= Work to do =
Leaving the pictures out, print the lines from the first line of the listing through the line containing "from matplotlib.colors import", exactly as they read, and no others.

********

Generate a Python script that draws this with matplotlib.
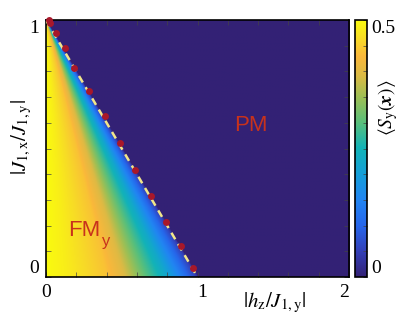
import matplotlib
matplotlib.use("Agg")
import matplotlib.pyplot as plt
import numpy as np
from matplotlib.colors import LinearSegmentedColormap

plt.rcParams['mathtext.fontset'] = 'stix'
plt.rcParams['font.family'] = 'Liberation Serif'

# colour profile of <S_y> along the ratio r = |h_z| / (1 - |J_1x|)
ratio_pts = [0.0, 0.13, 0.40, 0.51, 0.66, 0.79, 0.91, 0.98, 1.0]
sy_pts = [0.50, 0.485, 0.44, 0.40, 0.30, 0.225, 0.125, 0.06, 0.03]

# red dots on the phase boundary
dot_h = [0.02, 0.026, 0.066, 0.127, 0.187, 0.286, 0.387, 0.488, 0.587, 0.691, 0.790, 0.889, 0.968]
dot_j = [1.0, 0.987, 0.951, 0.890, 0.813, 0.724, 0.625, 0.520, 0.416, 0.315, 0.215, 0.122, 0.036]

# boundary |h| + |J| = 1
line_h = [0.0, 1.0]
line_j = [1.0, 0.0]

# parula-like colours
cmap_cols = [(0.0, (0.20, 0.13, 0.46)), (0.1, (0.20, 0.25, 0.72)), (0.2, (0.15, 0.40, 0.92)),
             (0.3, (0.13, 0.52, 0.95)), (0.4, (0.08, 0.62, 0.85)), (0.5, (0.07, 0.70, 0.72)),
             (0.6, (0.35, 0.75, 0.48)), (0.7, (0.62, 0.75, 0.33)), (0.78, (0.85, 0.73, 0.27)),
             (0.86, (0.98, 0.72, 0.23)), (0.93, (0.97, 0.86, 0.15)), (1.0, (0.98, 0.98, 0.06))]
cmap = LinearSegmentedColormap.from_list('parula_like', cmap_cols)

hh, jj = np.meshgrid(np.linspace(0, 2, 600), np.linspace(0, 1, 300))
r = hh / np.maximum(1 - jj, 1e-9)
field = np.where(r <= 1.0, np.interp(r, ratio_pts, sy_pts), 0.0)

fig = plt.figure(figsize=(4.15, 3.27), dpi=100)
ax = fig.add_axes([46/415, 50/327, 303/415, 257/327])
cax = fig.add_axes([355/415, 50/327, 12/415, 257/327])

im = ax.imshow(field, origin='lower', extent=[0, 2, 0, 1], aspect='auto', cmap=cmap,
               vmin=0, vmax=0.5, interpolation='bilinear')
ax.plot(line_h, line_j, ls=(0, (3, 2.2)), color='#f2e68a', lw=1.8, zorder=3)
ax.plot(dot_h, dot_j, 'o', color='#a8182a', ms=5, mec='none', zorder=4, clip_on=False)

ax.text(1.35, 0.59, 'PM', color='#c8321c', fontsize=16, family='Liberation Sans', ha='center', va='center')
ax.text(0.25, 0.18, 'FM', color='#c8321c', fontsize=16, family='Liberation Sans', ha='center', va='center')
ax.text(0.395, 0.14, 'y', color='#c8321c', fontsize=12, family='Liberation Sans', ha='center', va='center')

ax.set_xlim(0, 2)
ax.set_ylim(0, 1)
ax.set_xticks(np.arange(0, 2.01, 0.2))
ax.set_yticks(np.arange(0, 1.01, 0.1))
ax.set_xticklabels(['0'] + [''] * 4 + ['1'] + [''] * 4 + ['2'])
ax.set_yticklabels(['0'] + [''] * 9 + ['1'])
ax.tick_params(direction='in', length=3.5, width=0.5, color='#444444', top=True, right=True,
               labelsize=14, pad=5)
xl = ax.get_xticklabels()
xl[-1].set_ha('right')
xl[5].set_ha('left')
yl = ax.get_yticklabels()
yl[0].set_va('bottom')
yl[-1].set_va('top')
for s in ax.spines.values():
    s.set_linewidth(1.2)

fig.text(275/415, 1 - 303/327, r'$|h_\mathrm{z}/J_{1,\mathrm{y}}|$', fontsize=15, ha='center', va='center')
fig.text(22/415, 1 - 137/327, r'$|J_{1,\mathrm{x}}/J_{1,\mathrm{y}}|$', fontsize=15, ha='center', va='center',
         rotation=90)

cb = fig.colorbar(im, cax=cax)
cb.set_ticks(np.arange(0, 0.501, 0.05))
cb.set_ticklabels(['0'] + [''] * 9 + ['0.5'])
cax.tick_params(direction='in', length=3, width=0.5, color='#444444', labelsize=14, pad=3)
cl = cax.get_yticklabels()
cl[0].set_va('bottom')
cl[-1].set_va('top')
cb.outline.set_linewidth(1.2)
fig.text(388/415, 1 - 108/327, r'$\langle S_\mathrm{y}(\boldsymbol{x})\rangle$', fontsize=14, ha='center',
         va='center', rotation=90)

fig.savefig('out.png', dpi=100)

********

= Problem solution =
Generate a Python script that draws this with matplotlib.
import matplotlib
matplotlib.use("Agg")
import matplotlib.pyplot as plt
import numpy as np
from matplotlib.colors import LinearSegmentedColormap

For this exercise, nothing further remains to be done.